*Data provided*:

• • • • • • •

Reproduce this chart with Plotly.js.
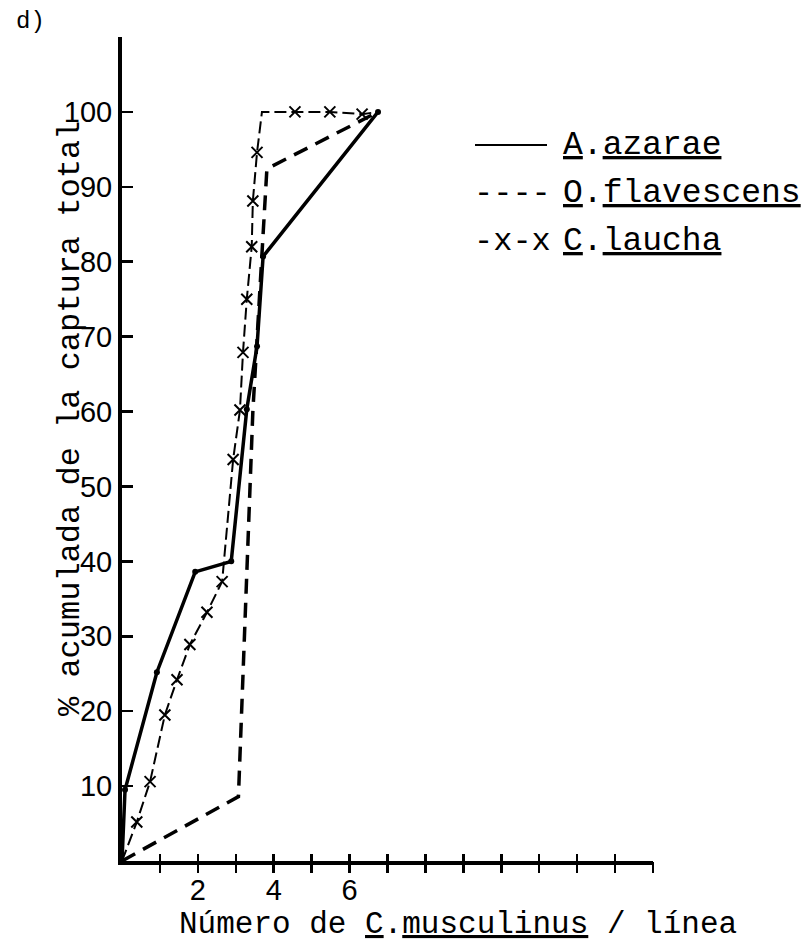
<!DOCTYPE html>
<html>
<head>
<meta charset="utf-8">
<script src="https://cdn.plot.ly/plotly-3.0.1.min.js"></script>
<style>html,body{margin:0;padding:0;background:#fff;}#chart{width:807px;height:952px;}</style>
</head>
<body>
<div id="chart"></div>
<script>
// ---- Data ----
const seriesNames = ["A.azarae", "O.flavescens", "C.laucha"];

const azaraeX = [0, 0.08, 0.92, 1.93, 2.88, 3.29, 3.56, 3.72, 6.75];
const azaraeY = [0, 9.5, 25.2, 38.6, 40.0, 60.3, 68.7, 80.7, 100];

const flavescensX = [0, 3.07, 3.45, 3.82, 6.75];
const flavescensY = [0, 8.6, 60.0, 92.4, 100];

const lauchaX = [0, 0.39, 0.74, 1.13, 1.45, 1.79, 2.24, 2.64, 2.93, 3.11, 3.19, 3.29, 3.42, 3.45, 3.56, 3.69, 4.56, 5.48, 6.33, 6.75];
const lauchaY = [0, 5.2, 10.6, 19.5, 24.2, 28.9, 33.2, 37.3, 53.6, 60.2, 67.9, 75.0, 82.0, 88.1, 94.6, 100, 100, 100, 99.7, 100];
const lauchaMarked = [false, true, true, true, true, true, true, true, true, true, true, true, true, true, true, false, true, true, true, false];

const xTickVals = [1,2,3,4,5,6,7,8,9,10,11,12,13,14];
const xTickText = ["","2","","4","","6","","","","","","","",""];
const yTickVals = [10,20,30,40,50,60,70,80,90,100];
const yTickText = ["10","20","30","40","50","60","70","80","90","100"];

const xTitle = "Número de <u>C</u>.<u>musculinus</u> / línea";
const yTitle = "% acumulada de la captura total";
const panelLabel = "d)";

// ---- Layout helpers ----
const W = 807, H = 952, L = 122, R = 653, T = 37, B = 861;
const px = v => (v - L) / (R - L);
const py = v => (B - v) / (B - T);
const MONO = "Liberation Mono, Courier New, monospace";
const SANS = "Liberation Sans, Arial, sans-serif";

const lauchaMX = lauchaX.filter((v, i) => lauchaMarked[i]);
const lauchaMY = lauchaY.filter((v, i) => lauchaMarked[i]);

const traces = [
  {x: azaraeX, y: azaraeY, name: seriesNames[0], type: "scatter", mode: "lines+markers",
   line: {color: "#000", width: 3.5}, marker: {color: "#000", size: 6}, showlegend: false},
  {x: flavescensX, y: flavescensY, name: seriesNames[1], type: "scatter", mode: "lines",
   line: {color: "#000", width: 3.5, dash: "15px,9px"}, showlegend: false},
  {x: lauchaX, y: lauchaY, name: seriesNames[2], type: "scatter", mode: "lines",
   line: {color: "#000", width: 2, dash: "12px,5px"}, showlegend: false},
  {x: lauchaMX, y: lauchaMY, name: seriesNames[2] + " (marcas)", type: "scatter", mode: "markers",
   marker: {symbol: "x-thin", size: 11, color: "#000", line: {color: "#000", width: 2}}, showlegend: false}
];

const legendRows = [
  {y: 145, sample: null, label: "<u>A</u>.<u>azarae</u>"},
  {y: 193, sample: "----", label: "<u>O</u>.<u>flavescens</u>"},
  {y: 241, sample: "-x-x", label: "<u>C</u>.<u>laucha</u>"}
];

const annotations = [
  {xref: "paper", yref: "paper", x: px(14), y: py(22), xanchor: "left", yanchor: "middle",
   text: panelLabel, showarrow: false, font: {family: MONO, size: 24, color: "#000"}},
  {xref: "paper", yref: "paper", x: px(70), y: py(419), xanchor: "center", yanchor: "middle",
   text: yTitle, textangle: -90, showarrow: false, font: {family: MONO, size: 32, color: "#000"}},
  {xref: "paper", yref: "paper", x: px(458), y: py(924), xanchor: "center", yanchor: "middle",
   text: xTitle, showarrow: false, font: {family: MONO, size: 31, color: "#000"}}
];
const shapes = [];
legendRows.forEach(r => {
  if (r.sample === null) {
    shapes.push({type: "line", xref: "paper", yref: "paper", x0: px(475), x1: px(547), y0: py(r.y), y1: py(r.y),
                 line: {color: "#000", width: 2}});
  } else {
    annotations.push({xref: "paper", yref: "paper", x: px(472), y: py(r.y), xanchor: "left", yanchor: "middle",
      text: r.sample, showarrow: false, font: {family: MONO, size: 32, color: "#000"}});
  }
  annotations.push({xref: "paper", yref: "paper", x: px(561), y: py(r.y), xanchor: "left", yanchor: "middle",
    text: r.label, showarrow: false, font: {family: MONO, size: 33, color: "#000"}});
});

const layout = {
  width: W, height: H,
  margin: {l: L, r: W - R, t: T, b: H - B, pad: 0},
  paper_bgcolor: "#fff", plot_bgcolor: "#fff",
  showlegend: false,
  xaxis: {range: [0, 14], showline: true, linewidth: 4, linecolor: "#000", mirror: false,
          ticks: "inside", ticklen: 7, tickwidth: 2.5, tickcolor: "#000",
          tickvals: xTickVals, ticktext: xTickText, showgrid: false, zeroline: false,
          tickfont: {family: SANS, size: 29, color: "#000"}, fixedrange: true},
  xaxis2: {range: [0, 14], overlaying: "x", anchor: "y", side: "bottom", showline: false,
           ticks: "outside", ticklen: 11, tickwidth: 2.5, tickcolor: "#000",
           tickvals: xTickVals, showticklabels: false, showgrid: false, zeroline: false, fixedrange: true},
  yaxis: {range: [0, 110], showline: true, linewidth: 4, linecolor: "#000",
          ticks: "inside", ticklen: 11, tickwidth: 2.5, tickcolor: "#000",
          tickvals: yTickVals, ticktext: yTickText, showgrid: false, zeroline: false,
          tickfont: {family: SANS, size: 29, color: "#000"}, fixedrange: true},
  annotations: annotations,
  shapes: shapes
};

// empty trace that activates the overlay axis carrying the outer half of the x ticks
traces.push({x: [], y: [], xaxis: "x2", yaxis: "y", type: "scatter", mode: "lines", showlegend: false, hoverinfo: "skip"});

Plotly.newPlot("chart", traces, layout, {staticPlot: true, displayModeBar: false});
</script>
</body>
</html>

• • • • • • •

Go through the data above and transcribe it in full, omitting any image.

Reproduce this chart with Plotly.js.
<!DOCTYPE html>
<html>
<head>
<meta charset="utf-8">
<script src="https://cdn.plot.ly/plotly-3.0.1.min.js"></script>
<style>html,body{margin:0;padding:0;background:#fff;}#chart{width:807px;height:952px;}</style>
</head>
<body>
<div id="chart"></div>
<script>
// ---- Data ----
const seriesNames = ["A.azarae", "O.flavescens", "C.laucha"];

const azaraeX = [0, 0.08, 0.92, 1.93, 2.88, 3.29, 3.56, 3.72, 6.75];
const azaraeY = [0, 9.5, 25.2, 38.6, 40.0, 60.3, 68.7, 80.7, 100];

const flavescensX = [0, 3.07, 3.45, 3.82, 6.75];
const flavescensY = [0, 8.6, 60.0, 92.4, 100];

const lauchaX = [0, 0.39, 0.74, 1.13, 1.45, 1.79, 2.24, 2.64, 2.93, 3.11, 3.19, 3.29, 3.42, 3.45, 3.56, 3.69, 4.56, 5.48, 6.33, 6.75];
const lauchaY = [0, 5.2, 10.6, 19.5, 24.2, 28.9, 33.2, 37.3, 53.6, 60.2, 67.9, 75.0, 82.0, 88.1, 94.6, 100, 100, 100, 99.7, 100];
const lauchaMarked = [false, true, true, true, true, true, true, true, true, true, true, true, true, true, true, false, true, true, true, false];

const xTickVals = [1,2,3,4,5,6,7,8,9,10,11,12,13,14];
const xTickText = ["","2","","4","","6","","","","","","","",""];
const yTickVals = [10,20,30,40,50,60,70,80,90,100];
const yTickText = ["10","20","30","40","50","60","70","80","90","100"];

const xTitle = "Número de <u>C</u>.<u>musculinus</u> / línea";
const yTitle = "% acumulada de la captura total";
const panelLabel = "d)";

// ---- Layout helpers ----
const W = 807, H = 952, L = 122, R = 653, T = 37, B = 861;
const px = v => (v - L) / (R - L);
const py = v => (B - v) / (B - T);
const MONO = "Liberation Mono, Courier New, monospace";
const SANS = "Liberation Sans, Arial, sans-serif";

const lauchaMX = lauchaX.filter((v, i) => lauchaMarked[i]);
const lauchaMY = lauchaY.filter((v, i) => lauchaMarked[i]);

const traces = [
  {x: azaraeX, y: azaraeY, name: seriesNames[0], type: "scatter", mode: "lines+markers",
   line: {color: "#000", width: 3.5}, marker: {color: "#000", size: 6}, showlegend: false},
  {x: flavescensX, y: flavescensY, name: seriesNames[1], type: "scatter", mode: "lines",
   line: {color: "#000", width: 3.5, dash: "15px,9px"}, showlegend: false},
  {x: lauchaX, y: lauchaY, name: seriesNames[2], type: "scatter", mode: "lines",
   line: {color: "#000", width: 2, dash: "12px,5px"}, showlegend: false},
  {x: lauchaMX, y: lauchaMY, name: seriesNames[2] + " (marcas)", type: "scatter", mode: "markers",
   marker: {symbol: "x-thin", size: 11, color: "#000", line: {color: "#000", width: 2}}, showlegend: false}
];

const legendRows = [
  {y: 145, sample: null, label: "<u>A</u>.<u>azarae</u>"},
  {y: 193, sample: "----", label: "<u>O</u>.<u>flavescens</u>"},
  {y: 241, sample: "-x-x", label: "<u>C</u>.<u>laucha</u>"}
];

const annotations = [
  {xref: "paper", yref: "paper", x: px(14), y: py(22), xanchor: "left", yanchor: "middle",
   text: panelLabel, showarrow: false, font: {family: MONO, size: 24, color: "#000"}},
  {xref: "paper", yref: "paper", x: px(70), y: py(419), xanchor: "center", yanchor: "middle",
   text: yTitle, textangle: -90, showarrow: false, font: {family: MONO, size: 32, color: "#000"}},
  {xref: "paper", yref: "paper", x: px(458), y: py(924), xanchor: "center", yanchor: "middle",
   text: xTitle, showarrow: false, font: {family: MONO, size: 31, color: "#000"}}
];
const shapes = [];
legendRows.forEach(r => {
  if (r.sample === null) {
    shapes.push({type: "line", xref: "paper", yref: "paper", x0: px(475), x1: px(547), y0: py(r.y), y1: py(r.y),
                 line: {color: "#000", width: 2}});
  } else {
    annotations.push({xref: "paper", yref: "paper", x: px(472), y: py(r.y), xanchor: "left", yanchor: "middle",
      text: r.sample, showarrow: false, font: {family: MONO, size: 32, color: "#000"}});
  }
  annotations.push({xref: "paper", yref: "paper", x: px(561), y: py(r.y), xanchor: "left", yanchor: "middle",
    text: r.label, showarrow: false, font: {family: MONO, size: 33, color: "#000"}});
});

const layout = {
  width: W, height: H,
  margin: {l: L, r: W - R, t: T, b: H - B, pad: 0},
  paper_bgcolor: "#fff", plot_bgcolor: "#fff",
  showlegend: false,
  xaxis: {range: [0, 14], showline: true, linewidth: 4, linecolor: "#000", mirror: false,
          ticks: "inside", ticklen: 7, tickwidth: 2.5, tickcolor: "#000",
          tickvals: xTickVals, ticktext: xTickText, showgrid: false, zeroline: false,
          tickfont: {family: SANS, size: 29, color: "#000"}, fixedrange: true},
  xaxis2: {range: [0, 14], overlaying: "x", anchor: "y", side: "bottom", showline: false,
           ticks: "outside", ticklen: 11, tickwidth: 2.5, tickcolor: "#000",
           tickvals: xTickVals, showticklabels: false, showgrid: false, zeroline: false, fixedrange: true},
  yaxis: {range: [0, 110], showline: true, linewidth: 4, linecolor: "#000",
          ticks: "inside", ticklen: 11, tickwidth: 2.5, tickcolor: "#000",
          tickvals: yTickVals, ticktext: yTickText, showgrid: false, zeroline: false,
          tickfont: {family: SANS, size: 29, color: "#000"}, fixedrange: true},
  annotations: annotations,
  shapes: shapes
};

// empty trace that activates the overlay axis carrying the outer half of the x ticks
traces.push({x: [], y: [], xaxis: "x2", yaxis: "y", type: "scatter", mode: "lines", showlegend: false, hoverinfo: "skip"});

Plotly.newPlot("chart", traces, layout, {staticPlot: true, displayModeBar: false});
</script>
</body>
</html>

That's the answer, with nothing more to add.